First off, be realistic about who is going to help you finance your movie. It's fairly well known that independent films by new filmmakers are largely funded by friends and family or friends and family of your friends and family. Why? Because you are not a known quantity for investors to whom you don't have a connection. And friends and family love you and want to help you be successful.
So when you sit down and start asking yourself who has money, think of your friends and family first and then who they may know, etc. I have found this to be the most effective way of financing low budget films. I have been securing funds for small films for a while now and every single investor on the films I have financed has had a connection to the filmmakers in one way or the other. Same goes for my producer colleagues. Though you can and should still try other avenues, I recommend you focus on people you know and the people they know.
Forget the venture capitalists (unless they are friends). They want large projects with known quantities and most hate film investments. They don't know filmmaking. They don't want to understand it. They could care a less about it. Give them a widget company and they are happy. And honestly, do you want to be in business with someone who only cares about his money? Better to have others on board who are interested in your success as well.
Whether or not you are approaching loved ones or the dentist down the street, you need to know how to speak their language.
What is their language? Money.
So what do they want to hear? That you are confident and passionate about your skills and project and team and that you know how to handle their money once they give it to you.
I'm certain the passion is there or you wouldn't be a filmmaker. So how do you gain the confidence? Research and work. Do your homework. You need to read everything about film financing and pick the brains of others who have done it as well. Attend seminars on film financing. Hire an entertainment lawyer who can advise you and handle the legal paperwork.
And you need to work on your skills as a filmmaker. Before you try to take other people's money for your films, invest time and even your own money in building your skills first. Make a few shorts on your own dime. Or go to film school. Invest in yourself and others will follow.
What else do you need? A business plan. If you do not have a business plan then you probably won't have much success finding money beyond your close friends and family. Remember that a film is a business and it should be treated as such. You need to set up a business entity so your investors have something to invest in. And you have to manage this entity. A business plan is the road map to the success of your film and the means for your investor to see how his or her money is being used. Take the time to make one or hire someone to do it for you.
Know your investors and what may be motivating them to invest. Ask them why they are interested in investing in film. Really listen. Then focus your energy on appealing to their reasons for investing.
- Do they want to be part of the movie industry? Describe how being part of your project will offer them that opportunity.
- Do they want to help their child get into the industry? Figure out a way to help make that happen. Bring the kid on as a production assistant. Or if they invest enough, make him or her an executive producer.

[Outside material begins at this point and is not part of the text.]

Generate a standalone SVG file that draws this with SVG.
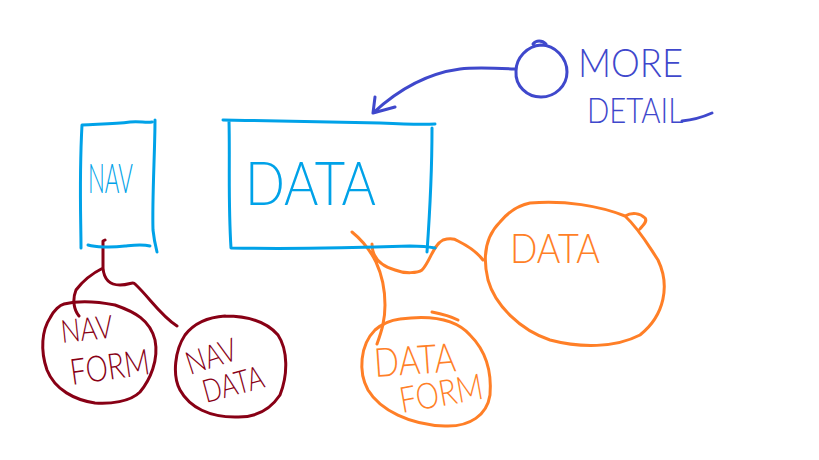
<svg xmlns="http://www.w3.org/2000/svg" width="819" height="460" viewBox="0 0 819 460">
<style>
.s{fill:none;stroke-width:3;stroke-linecap:round;stroke-linejoin:round}
.blue{stroke:#00a2e8}.red{stroke:#880015}.org{stroke:#ff7f27}.ind{stroke:#3f48cc}
.t{font-family:Lato,"Liberation Sans",sans-serif;font-weight:300;text-anchor:start}
.tb{fill:#00a2e8}.tr{fill:#880015}.to{fill:#ff7f27}.ti{fill:#3f48cc}
</style>
<rect width="819" height="460" fill="#fff"/>
<g id="connectors">
<path class="s ind" d="M515,69 C495,68 475,67 460,69 C430,73 400,88 373,113 M375,97 L373,113 L395,107"/>
<path class="s red" d="M105,240 L103,241 L103,268 C95,272 85,278 76,290 C72,300 74,310 79,316 M103,268 C104,280 110,285 120,285 C130,285 133,281 135,284 C150,298 160,315 177,326"/>
<path class="s org" d="M352,232 C362,240 370,250 376,262 C382,275 385,290 385,305 C385,320 382,330 377,344 M372,244 C372,255 378,265 395,270 C405,274 418,273 422,270 C430,262 433,245 443,240 C450,238 455,239 458,241 C468,246 477,252 483,260"/>
</g>
<g id="nav">
<path class="s blue" d="M81,248 C81,220 79,180 82,125 C100,124 115,124 130,122 C140,121 145,123 152,122 M155,120 C155,150 152,200 153,230 C154,240 156,248 157,252 M88,245 C95,247 110,248 125,246 C135,245 142,244 150,246"/>
<text class="t tb" x="88" y="193" font-size="42" textLength="45" lengthAdjust="spacingAndGlyphs">NAV</text>
</g>
<g id="data">
<path class="s blue" d="M223,120 C280,121 340,122 380,123 C400,124 420,125 435,124 M229,121 C230,160 228,200 231,248 C290,249 350,248 410,246 C420,246 430,247 435,248 M432,128 C432,170 430,210 427,252"/>
<text class="t tb" x="245" y="205" font-size="62" textLength="131" lengthAdjust="spacingAndGlyphs">DATA</text>
</g>
<g id="more-detail">
<path class="s ind" d="M541,45 C555,45 567,58 567,72 C567,86 555,97 541,97 C527,97 515,86 516,71 C516,58 527,46 541,45 M533,44 C536,40 542,40 546,44"/>
<text class="t ti" x="578" y="77" font-size="40" textLength="105" lengthAdjust="spacingAndGlyphs">MORE</text>
<text class="t ti" x="587" y="123" font-size="36" textLength="96" lengthAdjust="spacingAndGlyphs">DETAIL</text>
<path class="s ind" d="M682,121 C692,120 703,117 712,113"/>
</g>
<g id="nav-form">
<path class="s red" d="M64,304 C80,300 100,302 115,305 C135,312 150,320 155,340 C159,360 150,380 140,392 C130,402 110,404 95,403 C75,400 55,390 47,370 C40,350 42,330 50,318 C54,310 60,305 64,304"/>
<text class="t tr" transform="rotate(-6 62 343)" x="62" y="343" font-size="32" textLength="52" lengthAdjust="spacingAndGlyphs">NAV</text>
<text class="t tr" transform="rotate(-8 72 385)" x="72" y="385" font-size="36" textLength="80" lengthAdjust="spacingAndGlyphs">FORM</text>
</g>
<g id="nav-data">
<path class="s red" d="M225,316 C245,316 265,320 278,335 C288,350 288,375 280,395 C270,410 255,418 235,417 C210,417 190,408 180,390 C172,375 175,350 185,335 C195,322 210,317 225,316"/>
<text class="t tr" transform="rotate(-18 190 375)" x="190" y="375" font-size="32" textLength="52" lengthAdjust="spacingAndGlyphs">NAV</text>
<text class="t tr" transform="rotate(-15 206 403)" x="206" y="403" font-size="32" textLength="62" lengthAdjust="spacingAndGlyphs">DATA</text>
</g>
<g id="data-form">
<path class="s org" d="M400,319 C430,315 455,318 470,335 C485,350 492,370 490,395 C487,415 470,427 445,426 C410,425 380,410 368,390 C358,372 360,345 375,330 C383,323 392,320 400,319 M432,312 C442,314 452,317 458,320"/>
<text class="t to" transform="rotate(-4 375 377)" x="375" y="377" font-size="40" textLength="82" lengthAdjust="spacingAndGlyphs">DATA</text>
<text class="t to" transform="rotate(-10 402 413)" x="402" y="413" font-size="36" textLength="84" lengthAdjust="spacingAndGlyphs">FORM</text>
</g>
<g id="data-orange">
<path class="s org" d="M530,203 C565,200 600,206 625,216 C640,230 648,245 658,260 C670,285 665,315 640,335 C615,348 580,348 550,340 C520,330 495,305 488,280 C482,255 487,235 500,222 C510,210 520,205 530,203 M625,216 C632,212 640,213 645,218 C648,222 642,226 640,229"/>
<text class="t to" x="510" y="263" font-size="42" textLength="90" lengthAdjust="spacingAndGlyphs">DATA</text>
</g>
</svg>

- Do they want to meet actors? Offer invites to set and parties for your film.
- Do they want to be producers themselves? Explain how their involvement in your project will be a way toward accomplishing that goal. Again, if they invest enough, offer them a producer or executive producer credit.
- Do they want to make tons of money? Never use the idea of making tons of money as the motivation for a film investor. Films are high-risk investments. Educate your investors on the risks involved and let them make their own decisions on whether or not they want to take the risk. Sure, you can point out the success of similar small films and you should be positive about why you feel your film has a chance for success but don't make promises you aren't absolutely sure you can keep.
Lastly, when speaking to investors, be honest. As I explained above, investing in filmmaking is a very risky endeavor. I know because I am an investor too. I have invested in most of my films to date and I know the risks involved. It is your duty to let your investors know it could take a long time for recoupment or they could lose their entire investment in your project. If you lose your investor because they fear the risk then he or she is not the right investor for your project. I have found that most investors are savvy and they want to hear you say the investment is a risk so they can trust you know what you are doing and that you will be honest with them all along the way.
Just like in love, there is someone out there for everyone. You will find your investor. He or she may be right around the next corner.